Perempuan cenderung menjadi korban kekerasan. Menurut survei yang dilakukan oleh Kementerian Pemberdayaan dan Perlindungan Anak (KPPA) menyatakan bahwa satu dari tiga perempuan di Indonesia pernah mengalami kekerasan (fisik atau pun seksual). Dan itu berada di rentang usia 15-64 tahun.
Kenapa perempuan rentan menjadi korban? Menurut Survei Pengalaman Hidup Perempuan Nasional (SPHPN) di tahun 2016 mengungkapkan ada beberapa faktor yang menyebabkan kekerasan pada perempuan. Pertama adalah dari perempuan itu sendiri. Adanya diskriminasi gender atau struktur perilaku dominan dalam gender membuat korban menjadi pasrah dan takut untuk bertindak berani.
Sebagian besar perempuan juga kurang mendapatkan pemahaman sejak dini jenis terkait bentuk dari kekerasan itu sendiri. Sehingga ketika dewasa, korban yang mengalami kekerasan secara verbal maupun fisik, ragu dalam mengidentifikasi apa yang telah terjadi pada dirinya. Sebagian perempuan bahkan tidak menahu jika yang dilakukan pelaku adalah bentuk kekerasan dan merasa yang dilakukan pelaku adalah benar. Dengan dalih memberi hukuman.
Di sisi lain, Ketua Sub Komisi Pemulihan Komnas Perempuan, Sri Nurherwati mengungkapkan jika adanya pola pendidikan relasi antara perempuan dan laki-laki. Sri Nurherwati melihat adanya ketidaksetaraan. Situasi ini lah yang dimamfaatkan oleh relasi yang memiliki kekuasaan, semisal laki-laki.
Faktor kedua adalah ekonomi. Perempuan yang berada di dalam rumah tangga dengan tingkat kesejahteraan yang rendah berpotensi lebih besar mendapatkan kekerasan. Setelahnya ada faktor sosial dan budaya, dimana stigma memegang peranan penting. Dalam rumah tangga seringkali ada pandangan jika laki-laki punya kuasa penuh atas istri atau posisi perempuan berada di bawah laki-laki sehingga. Tak jarang kekerasan terjadi karena stigma tersebut.

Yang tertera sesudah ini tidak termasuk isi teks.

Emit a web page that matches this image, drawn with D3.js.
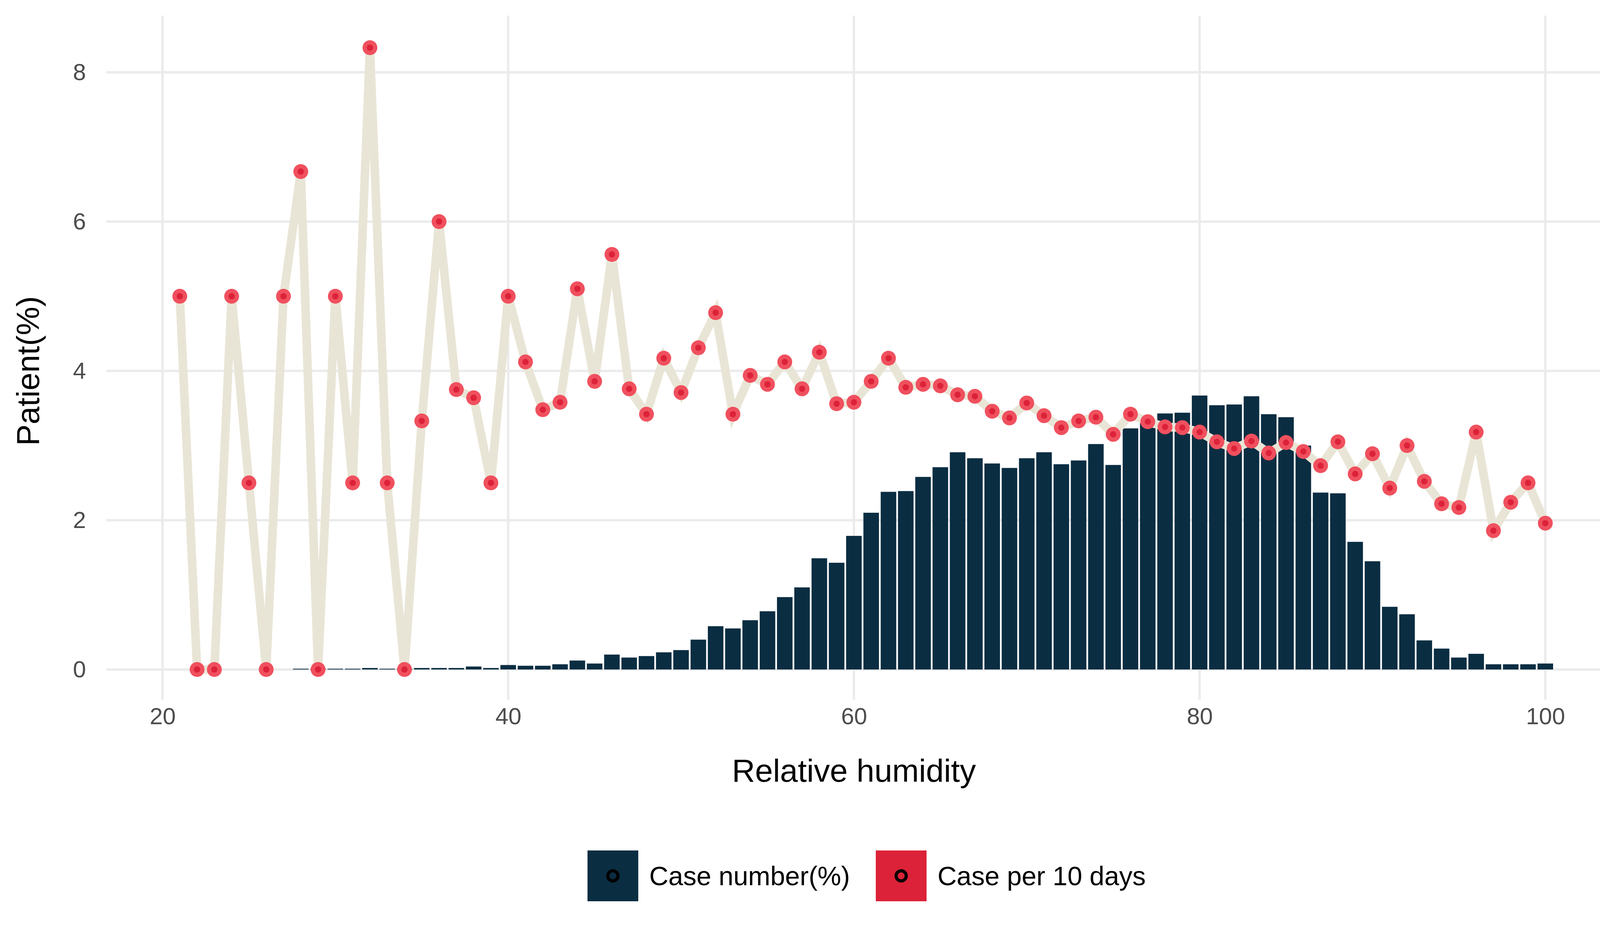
<html>
<head>
<script src="https://cdn.jsdelivr.net/npm/d3@7"></script>
<style>
  body { margin: 0; background: #fff; }
  text { font-family: Arial, "Liberation Sans", sans-serif; }
</style>
</head>
<body>
<svg width="4200" height="2400"></svg>
<script>
// relative humidity 21..100
const humidity = d3.range(21, 101);
const caseNumber = [0,0,0,0,0,0,0,0.01,0.01,0.01,0.01,0.02,0.01,0.01,0.02,0.02,0.02,0.04,0.02,0.06,
  0.05,0.05,0.07,0.12,0.08,0.2,0.16,0.18,0.23,0.26,0.4,0.58,0.55,0.66,0.78,0.97,1.1,1.49,1.43,1.79,
  2.1,2.38,2.39,2.58,2.71,2.91,2.83,2.76,2.7,2.83,2.91,2.75,2.8,3.02,2.74,3.23,3.3,3.43,3.44,3.67,
  3.54,3.55,3.66,3.42,3.38,3.0,2.37,2.36,1.71,1.45,0.84,0.74,0.39,0.28,0.16,0.21,0.07,0.07,0.07,0.08];
const casePer10 = [5,0,0,5,2.5,0,5,6.67,0,5,2.5,8.33,2.5,0,3.33,6,3.75,3.64,2.5,5,
  4.12,3.48,3.58,5.1,3.86,5.56,3.76,3.42,4.17,3.71,4.31,4.78,3.42,3.94,3.82,4.12,3.76,4.25,3.56,3.58,
  3.86,4.17,3.78,3.82,3.8,3.68,3.66,3.46,3.37,3.57,3.4,3.24,3.33,3.38,3.15,3.42,3.32,3.25,3.24,3.18,
  3.05,2.96,3.06,2.9,3.04,2.92,2.73,3.05,2.62,2.89,2.43,3.0,2.52,2.22,2.17,3.18,1.86,2.24,2.5,1.96];
const xTicks = [20, 40, 60, 80, 100];
const yTicks = [0, 2, 4, 6, 8];
const legendLabels = ["Case number(%)", "Case per 10 days"];

const barColor = "#0a2d42", lineColor = "#e9e5d6", ptOuter = "#f0505e", ptInner = "#dc2238";

var svg = d3.select("svg");
var panel = {left: 272, right: 4172, top: 40, bottom: 1790};

var x = d3.scaleLinear().domain([20, 100]).range([416, 3956]);
var y = d3.scaleLinear().domain([0, 8]).range([1713, 185]);

// grid
var grid = svg.append("g");
grid.selectAll(".gy").data(yTicks).enter().append("line")
  .attr("x1", panel.left).attr("x2", panel.right)
  .attr("y1", d => y(d)).attr("y2", d => y(d))
  .attr("stroke", "#ebebeb").attr("stroke-width", 6);
grid.selectAll(".gx").data(xTicks).enter().append("line")
  .attr("y1", panel.top).attr("y2", panel.bottom)
  .attr("x1", d => x(d)).attr("x2", d => x(d))
  .attr("stroke", "#ebebeb").attr("stroke-width", 6);

// bars
var bw = x(0.9) - x(0);
svg.append("g").selectAll("rect").data(humidity).enter().append("rect")
  .attr("x", (d) => x(d) - bw / 2)
  .attr("width", bw)
  .attr("y", (d, i) => y(caseNumber[i]))
  .attr("height", (d, i) => y(0) - y(caseNumber[i]))
  .attr("fill", barColor);

// line + points
var line = d3.line().x(d => x(d)).y((d, i) => y(casePer10[i]));
svg.append("path").datum(humidity).attr("d", line)
  .attr("fill", "none").attr("stroke", lineColor)
  .attr("stroke-width", 22).attr("stroke-linejoin", "miter");
var pts = svg.append("g").selectAll("g").data(humidity).enter().append("g")
  .attr("transform", (d, i) => "translate(" + x(d) + "," + y(casePer10[i]) + ")");
pts.append("circle").attr("r", 19).attr("fill", ptOuter);
pts.append("circle").attr("r", 8).attr("fill", ptInner);

// axes (text only)
var xAxis = svg.append("g").attr("transform", "translate(0,1808)")
  .call(d3.axisBottom(x).tickValues(xTicks).tickSize(0).tickPadding(0));
var yAxis = svg.append("g").attr("transform", "translate(220,0)")
  .call(d3.axisLeft(y).tickValues(yTicks).tickSize(0).tickPadding(0));
[xAxis, yAxis].forEach(a => {
  a.select(".domain").remove();
  a.selectAll("text").attr("font-size", 60).attr("fill", "#4d4d4d")
    .attr("font-family", "Arial, 'Liberation Sans', sans-serif");
});
xAxis.selectAll("text").attr("dy", "0.75em");

svg.append("text").attr("x", x(60)).attr("y", 2000).attr("text-anchor", "middle")
  .attr("font-size", 82).text("Relative humidity");
svg.append("text").attr("transform", "translate(100," + y(4) + ") rotate(-90)")
  .attr("text-anchor", "middle").attr("font-size", 82).text("Patient(%)");

// legend
var legend = svg.append("g");
var keyX = [1504, 2242], colors = [barColor, "#dc2238"];
legendLabels.forEach((lab, i) => {
  var g = legend.append("g").attr("transform", "translate(" + keyX[i] + ",2176)");
  g.append("rect").attr("width", 130).attr("height", 130).attr("fill", colors[i]);
  g.append("circle").attr("cx", 65).attr("cy", 65).attr("r", 13)
    .attr("fill", "none").attr("stroke", "#000").attr("stroke-width", 8);
  g.append("text").attr("x", 158).attr("y", 65).attr("dy", "0.35em")
    .attr("font-size", 68).text(lab);
});
</script>
</body>
</html>
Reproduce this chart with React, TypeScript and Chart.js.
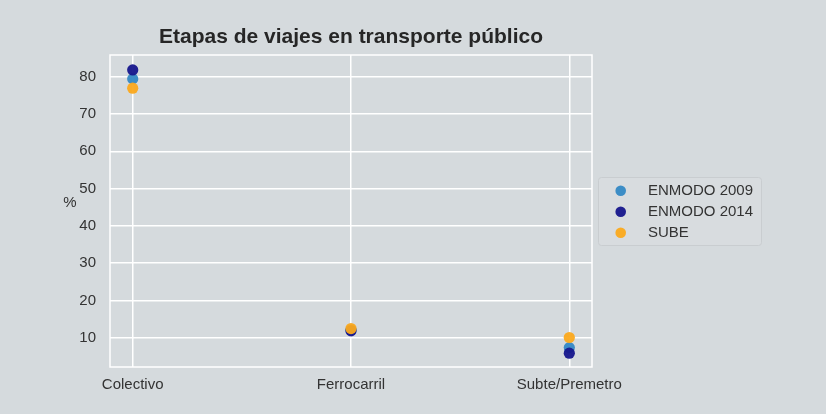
import React, { useEffect, useRef } from "react";
import { Chart, registerables } from "chart.js";

Chart.register(...registerables);

const categories = ["Colectivo", "Ferrocarril", "Subte/Premetro"];
const enmodo2009 = [79.4, 12.1, 7.4];
const enmodo2014 = [81.8, 11.9, 5.9];
const sube = [76.9, 12.5, 10.1];
const yTicks = [10, 20, 30, 40, 50, 60, 70, 80];
const seriesNames = ["ENMODO 2009", "ENMODO 2014", "SUBE"];
const seriesColors = ["rgba(52,136,196,0.95)", "rgba(22,22,140,0.95)", "rgba(251,169,28,0.95)"];

const BG = "#d5dadd";
const FONT = "'Liberation Sans', Arial, sans-serif";

const overlay = {
  id: "overlay",
  beforeDraw(chart: any) {
    const { ctx, width, height } = chart;
    ctx.save();
    ctx.fillStyle = BG;
    ctx.fillRect(0, 0, width, height);
    ctx.restore();
  },
  afterDraw(chart: any) {
    const { ctx, chartArea } = chart;
    const { left, right, top, bottom } = chartArea;
    ctx.save();
    ctx.strokeStyle = "#ffffff";
    ctx.lineWidth = 1.5;
    ctx.strokeRect(left, top, right - left, bottom - top);
    ctx.fillStyle = "#262626";
    ctx.font = `bold 21px ${FONT}`;
    ctx.textAlign = "center";
    ctx.textBaseline = "middle";
    ctx.fillText("Etapas de viajes en transporte público", (left + right) / 2, 37);
    ctx.fillStyle = "#333333";
    ctx.font = `15px ${FONT}`;
    ctx.fillText("%", 70, 203);
    const lx = 598.5, ly = 177.5, lw = 163, lh = 68;
    ctx.beginPath();
    const r = 3;
    ctx.moveTo(lx + r, ly);
    ctx.arcTo(lx + lw, ly, lx + lw, ly + lh, r);
    ctx.arcTo(lx + lw, ly + lh, lx, ly + lh, r);
    ctx.arcTo(lx, ly + lh, lx, ly, r);
    ctx.arcTo(lx, ly, lx + lw, ly, r);
    ctx.closePath();
    ctx.fillStyle = "#d8dcdf";
    ctx.fill();
    ctx.strokeStyle = "#c9cdd0";
    ctx.lineWidth = 1;
    ctx.stroke();
    chart.data.datasets.forEach((ds: any, i: number) => {
      const cy = 190.7 + i * 21;
      ctx.beginPath();
      ctx.arc(620.7, cy, 5.3, 0, Math.PI * 2);
      ctx.fillStyle = ds.backgroundColor;
      ctx.fill();
      ctx.fillStyle = "#333333";
      ctx.font = `15px ${FONT}`;
      ctx.textAlign = "left";
      ctx.textBaseline = "middle";
      ctx.fillText(ds.label, 648, cy);
    });
    ctx.restore();
  },
};

export default function App() {
  const ref = useRef<HTMLCanvasElement>(null);
  useEffect(() => {
    if (!ref.current) return;
    const mk = (vals: number[]) => vals.map((v, i) => ({ x: i, y: v }));
    const seriesData = [enmodo2009, enmodo2014, sube];
    const chart = new Chart(ref.current, {
      type: "scatter",
      data: {
        datasets: seriesNames.map((name, i) => ({
          label: name,
          data: mk(seriesData[i]),
          backgroundColor: seriesColors[i],
          borderColor: seriesColors[i],
          borderWidth: 0,
          pointRadius: 5.6,
          order: seriesNames.length - 1 - i,
        })),
      },
      options: {
        animation: false,
        responsive: false,
        devicePixelRatio: 1,
        layout: { padding: { top: 55, right: 234, left: 0, bottom: 0 } },
        plugins: { legend: { display: false }, title: { display: false }, tooltip: { enabled: false } },
        scales: {
          x: {
            type: "linear",
            min: -0.104,
            max: 2.104,
            afterBuildTicks: (s: any) => { s.ticks = categories.map((_, i) => ({ value: i })); },
            afterFit: (s: any) => { s.height = 47; },
            ticks: {
              callback: (v: any) => categories[Math.round(Number(v))] ?? "",
              color: "#333333",
              font: { family: FONT, size: 15 },
              padding: 9,
              maxRotation: 0,
            },
            grid: { color: "#ffffff", lineWidth: 1.5, drawTicks: false },
            border: { display: false },
          },
          y: {
            type: "linear",
            min: 2.2,
            max: 85.8,
            afterBuildTicks: (s: any) => { s.ticks = yTicks.map((v) => ({ value: v })); },
            afterFit: (s: any) => { s.width = 110; },
            ticks: {
              color: "#333333",
              font: { family: FONT, size: 15 },
              padding: 14,
            },
            grid: { color: "#ffffff", lineWidth: 1.5, drawTicks: false },
            border: { display: false },
          },
        },
      },
      plugins: [overlay],
    });
    return () => chart.destroy();
  }, []);
  return (
    <div style={{ position: "fixed", left: 0, top: 0, width: 826, height: 414, background: BG }}>
      <canvas ref={ref} width={826} height={414} style={{ width: 826, height: 414, display: "block" }} />
    </div>
  );
}
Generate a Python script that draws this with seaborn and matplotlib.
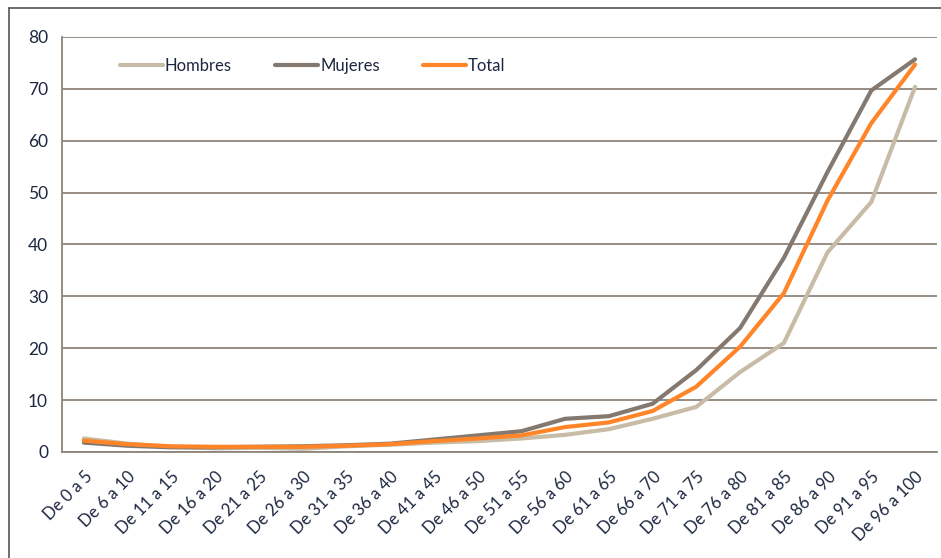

Padahal Islam sama sekali tidak membenarkan segala bentuk kekerasan atau penghinaan terhadap manusia lain. Entah itu diskriminasi yang memicu terjadinya penganiayaan karena gender, kulit, agama, ras dan suku bangsa. Ini juga tercantum di dalam Al-Quran yaitu QS. Al-Hujarat (49:11):
“Hai orang-orang beriman, janganlah suatu kaum menghina kaum yang lain, karena boleh jadi mereka dihina justru lebih baik dari mereka yang menghina. Dan janganlah kaum perempuan menghina kaum perempuan yang lain, karena boleh jadi kaum perempuan yang dihina justru lebih baik dari kaum perempuan yang menghina..” (QS. Al-Hujarat (49:11)
Dari ayat di atas jelas sudah bahwa Allah sungguh melarang seseorang untuk memandang rendah orang lain. Bahkan sampai melakukan tindak keji seperti kekerasan.